■ Data lines ■

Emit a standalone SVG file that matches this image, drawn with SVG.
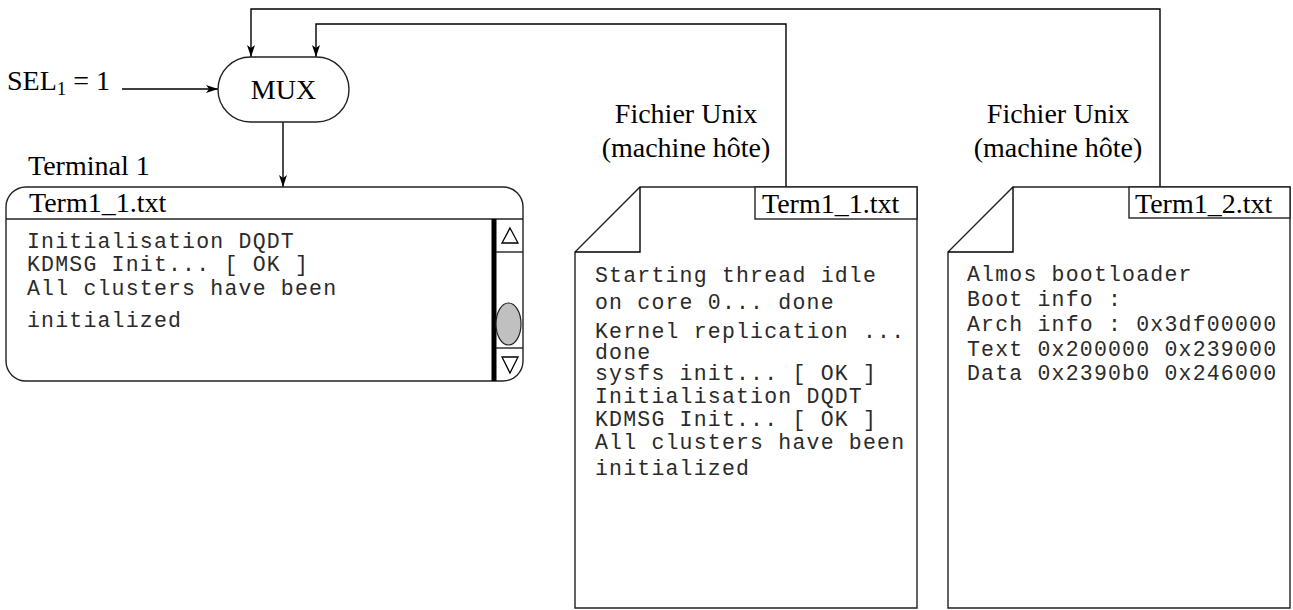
<svg xmlns="http://www.w3.org/2000/svg" width="1293" height="610" viewBox="0 0 1293 610">
<style>
.serif{font-family:"Liberation Serif","Times New Roman",serif;font-size:28px;fill:#000}
.mono{font-family:"Liberation Mono","Courier New",monospace;font-size:21.5px;letter-spacing:1.2px;fill:#2a2a2a}
.edge{fill:none;stroke:#000;stroke-width:1.4}
.shape{fill:#fff;stroke:#222;stroke-width:1.4}
</style>
<defs>
<marker id="arr" viewBox="0 0 12 8" refX="12" refY="4" markerWidth="12" markerHeight="8" markerUnits="userSpaceOnUse" orient="auto">
<path d="M0,0 L12,4 L0,8 L3,4 z" fill="#000"/>
</marker>
</defs>
<rect width="1293" height="610" fill="#fff"/>

<g id="connectors">
<path class="edge" d="M122,89 H218" marker-end="url(#arr)"/>
<path class="edge" d="M283,122 V187" marker-end="url(#arr)"/>
<path class="edge" d="M1160,187 V9 H251 V57" marker-end="url(#arr)"/>
<path class="edge" d="M786,187 V24 H316 V57" marker-end="url(#arr)"/>
</g>

<g id="sel">
<text class="serif" x="7" y="90">SEL<tspan font-size="19" dy="5">1</tspan><tspan dy="-5"> = 1</tspan></text>
</g>

<g id="mux">
<rect class="shape" x="218" y="57" width="131" height="65" rx="32.5" ry="32.5"/>
<text class="serif" x="283.5" y="99" text-anchor="middle">MUX</text>
</g>

<g id="terminal">
<text class="serif" x="28" y="175">Terminal 1</text>
<rect class="shape" x="6" y="187" width="517" height="194" rx="20" ry="20"/>
<line x1="6" y1="219" x2="523" y2="219" stroke="#222" stroke-width="1.4"/>
<text class="serif" x="29" y="212">Term1_1.txt</text>
<line x1="494" y1="219" x2="494" y2="381" stroke="#000" stroke-width="5"/>
<line x1="496" y1="252" x2="523" y2="252" stroke="#222" stroke-width="1.4"/>
<line x1="496" y1="348" x2="523" y2="348" stroke="#222" stroke-width="1.4"/>
<path d="M510,228 L518,243 L502,243 Z" fill="#fff" stroke="#000" stroke-width="1.3"/>
<path d="M502,357 L518,357 L510,373 Z" fill="#fff" stroke="#000" stroke-width="1.3"/>
<ellipse cx="508.5" cy="324" rx="12.5" ry="21" fill="#c0c0c0" stroke="#222" stroke-width="1.2"/>
<text class="mono" x="27" y="248">Initialisation DQDT</text>
<text class="mono" x="27" y="271">KDMSG Init... [ OK ]</text>
<text class="mono" x="27" y="295">All clusters have been</text>
<text class="mono" x="27" y="327">initialized</text>
</g>

<g id="file1">
<text class="serif" x="686" y="123" text-anchor="middle">Fichier Unix</text>
<text class="serif" x="686" y="157" text-anchor="middle">(machine hôte)</text>
<path class="shape" d="M640,187 H917 V608 H575 V252 Z"/>
<path class="edge" d="M575,252 H640 V187" stroke="#222"/>
<rect x="755" y="187" width="162" height="32" fill="#fff" stroke="#222" stroke-width="1.4"/>
<text class="serif" x="762" y="213">Term1_1.txt</text>
<text class="mono" x="595" y="282">Starting thread idle</text>
<text class="mono" x="595" y="309">on core 0... done</text>
<text class="mono" x="595" y="338">Kernel replication ...</text>
<text class="mono" x="595" y="359">done</text>
<text class="mono" x="595" y="380">sysfs init... [ OK ]</text>
<text class="mono" x="595" y="403">Initialisation DQDT</text>
<text class="mono" x="595" y="426">KDMSG Init... [ OK ]</text>
<text class="mono" x="595" y="449">All clusters have been</text>
<text class="mono" x="595" y="475">initialized</text>
</g>

<g id="file2">
<text class="serif" x="1058" y="123" text-anchor="middle">Fichier Unix</text>
<text class="serif" x="1058" y="157" text-anchor="middle">(machine hôte)</text>
<path class="shape" d="M1013,187 H1290 V608 H948 V252 Z"/>
<path class="edge" d="M948,252 H1013 V187" stroke="#222"/>
<rect x="1129" y="187" width="161" height="31" fill="#fff" stroke="#222" stroke-width="1.4"/>
<text class="serif" x="1135" y="213">Term1_2.txt</text>
<text class="mono" x="967" y="281">Almos bootloader</text>
<text class="mono" x="967" y="306">Boot info :</text>
<text class="mono" x="967" y="331">Arch info : 0x3df00000</text>
<text class="mono" x="967" y="356">Text 0x200000 0x239000</text>
<text class="mono" x="967" y="380">Data 0x2390b0 0x246000</text>
</g>
</svg>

■ Required task ■
Omit every picture, then reproduce the rest of the listing exactly.

■ Final result ■
Emit a standalone SVG file that matches this image, drawn with SVG.
<svg xmlns="http://www.w3.org/2000/svg" width="1293" height="610" viewBox="0 0 1293 610">
<style>
.serif{font-family:"Liberation Serif","Times New Roman",serif;font-size:28px;fill:#000}
.mono{font-family:"Liberation Mono","Courier New",monospace;font-size:21.5px;letter-spacing:1.2px;fill:#2a2a2a}
.edge{fill:none;stroke:#000;stroke-width:1.4}
.shape{fill:#fff;stroke:#222;stroke-width:1.4}
</style>
<defs>
<marker id="arr" viewBox="0 0 12 8" refX="12" refY="4" markerWidth="12" markerHeight="8" markerUnits="userSpaceOnUse" orient="auto">
<path d="M0,0 L12,4 L0,8 L3,4 z" fill="#000"/>
</marker>
</defs>
<rect width="1293" height="610" fill="#fff"/>

<g id="connectors">
<path class="edge" d="M122,89 H218" marker-end="url(#arr)"/>
<path class="edge" d="M283,122 V187" marker-end="url(#arr)"/>
<path class="edge" d="M1160,187 V9 H251 V57" marker-end="url(#arr)"/>
<path class="edge" d="M786,187 V24 H316 V57" marker-end="url(#arr)"/>
</g>

<g id="sel">
<text class="serif" x="7" y="90">SEL<tspan font-size="19" dy="5">1</tspan><tspan dy="-5"> = 1</tspan></text>
</g>

<g id="mux">
<rect class="shape" x="218" y="57" width="131" height="65" rx="32.5" ry="32.5"/>
<text class="serif" x="283.5" y="99" text-anchor="middle">MUX</text>
</g>

<g id="terminal">
<text class="serif" x="28" y="175">Terminal 1</text>
<rect class="shape" x="6" y="187" width="517" height="194" rx="20" ry="20"/>
<line x1="6" y1="219" x2="523" y2="219" stroke="#222" stroke-width="1.4"/>
<text class="serif" x="29" y="212">Term1_1.txt</text>
<line x1="494" y1="219" x2="494" y2="381" stroke="#000" stroke-width="5"/>
<line x1="496" y1="252" x2="523" y2="252" stroke="#222" stroke-width="1.4"/>
<line x1="496" y1="348" x2="523" y2="348" stroke="#222" stroke-width="1.4"/>
<path d="M510,228 L518,243 L502,243 Z" fill="#fff" stroke="#000" stroke-width="1.3"/>
<path d="M502,357 L518,357 L510,373 Z" fill="#fff" stroke="#000" stroke-width="1.3"/>
<ellipse cx="508.5" cy="324" rx="12.5" ry="21" fill="#c0c0c0" stroke="#222" stroke-width="1.2"/>
<text class="mono" x="27" y="248">Initialisation DQDT</text>
<text class="mono" x="27" y="271">KDMSG Init... [ OK ]</text>
<text class="mono" x="27" y="295">All clusters have been</text>
<text class="mono" x="27" y="327">initialized</text>
</g>

<g id="file1">
<text class="serif" x="686" y="123" text-anchor="middle">Fichier Unix</text>
<text class="serif" x="686" y="157" text-anchor="middle">(machine hôte)</text>
<path class="shape" d="M640,187 H917 V608 H575 V252 Z"/>
<path class="edge" d="M575,252 H640 V187" stroke="#222"/>
<rect x="755" y="187" width="162" height="32" fill="#fff" stroke="#222" stroke-width="1.4"/>
<text class="serif" x="762" y="213">Term1_1.txt</text>
<text class="mono" x="595" y="282">Starting thread idle</text>
<text class="mono" x="595" y="309">on core 0... done</text>
<text class="mono" x="595" y="338">Kernel replication ...</text>
<text class="mono" x="595" y="359">done</text>
<text class="mono" x="595" y="380">sysfs init... [ OK ]</text>
<text class="mono" x="595" y="403">Initialisation DQDT</text>
<text class="mono" x="595" y="426">KDMSG Init... [ OK ]</text>
<text class="mono" x="595" y="449">All clusters have been</text>
<text class="mono" x="595" y="475">initialized</text>
</g>

<g id="file2">
<text class="serif" x="1058" y="123" text-anchor="middle">Fichier Unix</text>
<text class="serif" x="1058" y="157" text-anchor="middle">(machine hôte)</text>
<path class="shape" d="M1013,187 H1290 V608 H948 V252 Z"/>
<path class="edge" d="M948,252 H1013 V187" stroke="#222"/>
<rect x="1129" y="187" width="161" height="31" fill="#fff" stroke="#222" stroke-width="1.4"/>
<text class="serif" x="1135" y="213">Term1_2.txt</text>
<text class="mono" x="967" y="281">Almos bootloader</text>
<text class="mono" x="967" y="306">Boot info :</text>
<text class="mono" x="967" y="331">Arch info : 0x3df00000</text>
<text class="mono" x="967" y="356">Text 0x200000 0x239000</text>
<text class="mono" x="967" y="380">Data 0x2390b0 0x246000</text>
</g>
</svg>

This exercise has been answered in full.